Video: The WTTW News Spotlight Politics team on the latest political news. (Produced by Alexandra Silets)
Nearly 950 men, women and children are still being forced to sleep on the floors of police stations across the city and at O’Hare and Midway airports, despite efforts to move them into shelters as quickly as possible, city officials told a City Council panel Wednesday.
That is essentially unchanged since July 17, when Mayor Brandon Johnson again vowed to move the migrants, who are all in the country legally after requesting asylum, out of the police stations as quickly as possible.
Deputy Mayor Beatriz Ponce de León, who oversees immigrant, migrant and refugee rights for Johnson, said he remains committed to finding more permanent housing for the migrants, who are among nearly 12,000 people, most of them from Central and South America, who have arrived in Chicago in the past 11 months.
The migrants are waiting for beds to open up in one of 14 city shelters, which are now housing more than 5,445 people, said Ponce de León, who has been in office less than a month.
Moving the migrants out of the police stations remains Johnson’s highest priority, and all options are being explored, Ponce de León said.
City officials have considered opening shelters outside of the city, touring locations in Aurora and Berwyn, said Matt Doughtie of the Office of Emergency Management and Communications. That proposal is still in the early stages of development.
As city officials scramble to feed, clothe and care for the migrants — while working to find them permanent homes — two of the largest shelters will have to close in the coming weeks as the City Colleges of Chicago prepare to welcome students back for the fall term, which starts Aug. 24.
The nearly 800 families living at Daley City College on the Southwest Side and at Wright City College in Dunning on the Northwest Side will move to the American Islamic College in Lakeview, officials said.
Ald. Leni Manaa-Hoppenworth (48th Ward) told Ponce de León and other officials she was distressed that they had decided to open a shelter at the Broadway Armory before resolving concerns from Edgewater residents about displaced Chicago Park District programs for children and older Chciagoans.

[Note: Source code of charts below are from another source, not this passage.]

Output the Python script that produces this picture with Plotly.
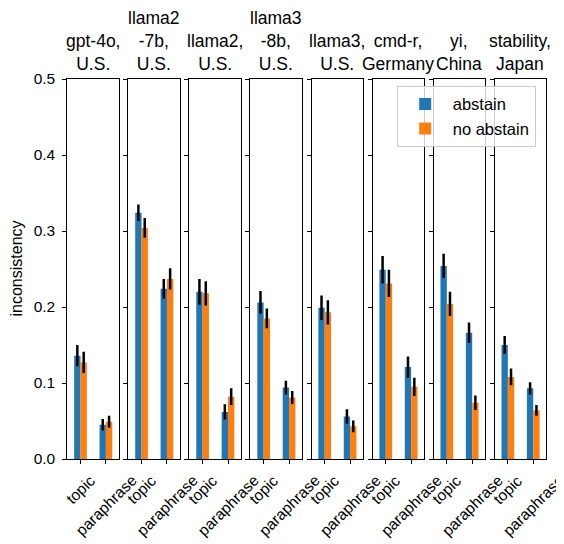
import plotly.graph_objects as go

# ---- data ----
categories = ["topic", "paraphrase"]
titles = ["gpt-4o,<br>U.S.", "llama2<br>-7b,<br>U.S.", "llama2,<br>U.S.", "llama3<br>-8b,<br>U.S.",
          "llama3,<br>U.S.", "cmd-r,<br>Germany", "yi,<br>China", "stability,<br>Japan"]
series_names = ["abstain", "no abstain"]

abstain_topic = [0.136, 0.324, 0.220, 0.206, 0.199, 0.249, 0.254, 0.150]
noabstain_topic = [0.127, 0.304, 0.218, 0.185, 0.193, 0.231, 0.204, 0.108]
abstain_para = [0.045, 0.224, 0.062, 0.094, 0.056, 0.121, 0.166, 0.093]
noabstain_para = [0.049, 0.237, 0.082, 0.081, 0.043, 0.095, 0.074, 0.064]

abstain_topic_err = [0.014, 0.011, 0.017, 0.015, 0.016, 0.018, 0.016, 0.012]
noabstain_topic_err = [0.014, 0.013, 0.016, 0.013, 0.016, 0.018, 0.016, 0.011]
abstain_para_err = [0.0075, 0.013, 0.010, 0.009, 0.0095, 0.014, 0.0135, 0.008]
noabstain_para_err = [0.008, 0.014, 0.011, 0.0085, 0.0077, 0.012, 0.0095, 0.0072]

y_ticks = [0.0, 0.1, 0.2, 0.3, 0.4, 0.5]

colors = ["#1f77b4", "#ff7f0e"]
FONT = "Liberation Sans, Arial, sans-serif"
FS_TITLE = 17.5
FS_TICK = 15.5

# page body has an 8px margin; the figure is sized to fill the rest of the window
OFF = 8
W, H = 556, 536
L0, STEP, PW = 67.3 - OFF, 61.05, 51.3

fig = go.Figure()
layout = dict()
annotations = []
for i in range(len(titles)):
    xa = "x" if i == 0 else f"x{i+1}"
    ya = "y" if i == 0 else f"y{i+1}"
    vals = [[abstain_topic[i], abstain_para[i]], [noabstain_topic[i], noabstain_para[i]]]
    errs = [[abstain_topic_err[i], abstain_para_err[i]], [noabstain_topic_err[i], noabstain_para_err[i]]]
    for s in range(2):
        fig.add_trace(go.Bar(
            x=categories, y=vals[s], name=series_names[s],
            marker=dict(color=colors[s], line=dict(width=0)),
            error_y=dict(type="data", array=errs[s], color="black", thickness=2.5, width=0),
            xaxis=xa, yaxis=ya, showlegend=(i == 0),
        ))
    left = L0 + i * STEP
    dom = [left / W, (left + PW) / W]
    xkey = "xaxis" if i == 0 else f"xaxis{i+1}"
    ykey = "yaxis" if i == 0 else f"yaxis{i+1}"
    layout[xkey] = dict(
        domain=dom, anchor=ya, type="category", range=[-0.52, 1.5],
        showline=True, mirror=True, linecolor="black", linewidth=1,
        ticks="outside", ticklen=4, tickwidth=1, tickcolor="black",
        showticklabels=False,
        showgrid=False, zeroline=False, automargin=False,
    )
    layout[ykey] = dict(
        domain=[0, 1], anchor=xa, range=[0, 0.5],
        tickvals=y_ticks, ticktext=[f"{v:.1f}" for v in y_ticks],
        showticklabels=(i == 0), ticklabelstandoff=4,
        showline=True, mirror=True, linecolor="black", linewidth=1,
        ticks="outside", ticklen=4, tickwidth=1, tickcolor="black",
        tickfont=dict(family=FONT, size=FS_TICK, color="black"),
        showgrid=False, zeroline=False, automargin=False,
    )
    # rotated category labels, centred under their ticks (bounding-box centre)
    for c in categories:
        annotations.append(dict(
            text=c, x=c, y=0, xref=xa, yref="paper",
            xanchor="center", yanchor="top", yshift=-10, textangle=-45,
            showarrow=False, font=dict(family=FONT, size=FS_TICK, color="black"),
        ))

for i, t in enumerate(titles):
    cx = (L0 + i * STEP + PW / 2) / W
    annotations.append(dict(
        text=t, x=cx, y=1.0, xref="paper", yref="paper",
        xanchor="center", yanchor="bottom", yshift=3, showarrow=False,
        font=dict(family=FONT, size=FS_TITLE, color="black"), align="center",
    ))
annotations.append(dict(
    text="inconsistency", x=(15.5 - OFF) / W, y=0.5, xref="paper", yref="paper",
    xanchor="center", yanchor="middle", textangle=-90, showarrow=False,
    font=dict(family=FONT, size=16, color="black"), borderpad=0,
))

PT, PB = 79.3, 459.3
fig.update_layout(
    width=W, height=H,
    margin=dict(l=0, r=0, t=PT - OFF, b=H + OFF - PB, autoexpand=False),
    plot_bgcolor="white", paper_bgcolor="white",
    barmode="group", bargap=0.5, bargroupgap=0,
    font=dict(family=FONT, size=FS_TICK, color="black"),
    legend=dict(
        x=(396.7 - OFF) / W, y=(PB - 86) / (PB - PT), xanchor="left", yanchor="top",
        bgcolor="rgba(255,255,255,0.8)", bordercolor="#cccccc", borderwidth=1,
        font=dict(family=FONT, size=16.5, color="black"), itemwidth=45,
        tracegroupgap=0,
    ),
    annotations=annotations,
    **layout,
)

fig.write_html("out.html")
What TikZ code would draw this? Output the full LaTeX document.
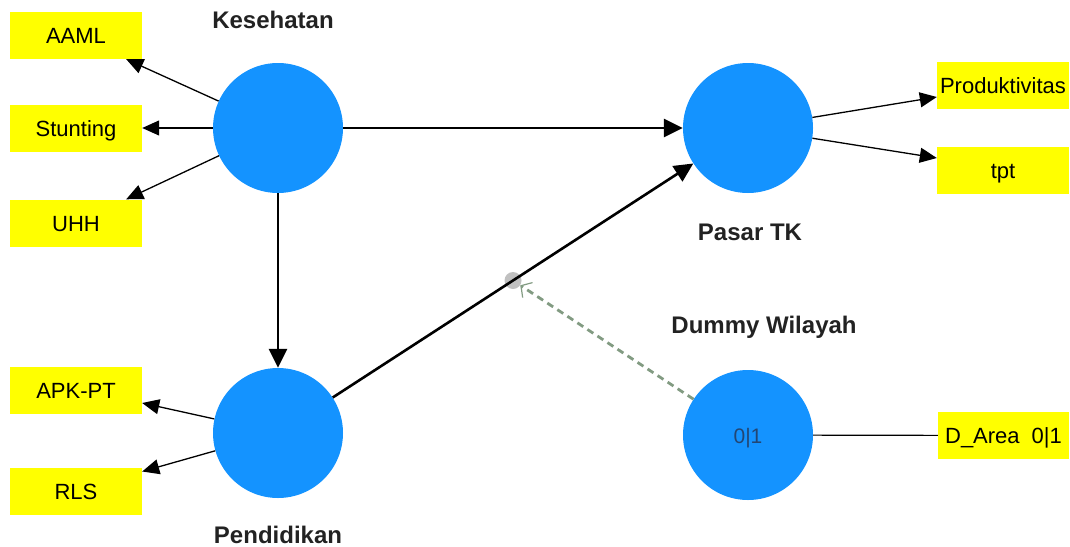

That shelter is scheduled to open Tuesday. Fighting back tears, Manaa-Hoppenworth said she was committed to helping the migrants but said the process in deciding to open the shelter had been deeply flawed.
However, much of Wednesday’s four-hour session of the City Council’s Immigrant and Refugee Rights Committee focused on problems at the newly opened shelters, which several alderpeople said had become magnets for drugs and crime.
Several alderpeople echoed the call by Ald. Jeanette Taylor (20th Ward) for a special City Council meeting to craft a comprehensive solution to the humanitarian crisis posed by the hundreds of immigrants arriving in Chicago every week, only to find the city’s shelters full and its social safety net strained well beyond the breaking point.
“I’m rightfully pissed,” Taylor said. “It ain’t all hands on deck. It is not.”
Taylor said it was time for Johnson to stop blaming former Mayor Lori Lightfoot for failing to act before she left office to craft a solution to the migrant crisis that surged in April after waning during the winter. Both Ponce de León and Department of Family and Support Services Commissioner Brande Knazze criticized the former administration in their remarks to the committee.
“It’s y’all time now,” Taylor said. “It is time to say what is the the real plan is to get people moving. I’m irritated and aggravated. What are we going to do different?”
Taylor warned that if the city does not address the crisis soon, the Democratic National Convention in August 2024 will be a target for protests.
“They’re going to shut it down, and rightfully so,” Taylor said, urging Illinois’ Congressional delegation to attend the special City Council meeting and provide more federal help to the city. “What are y’all doing? Because y’all are not helping us. This is not figured out.”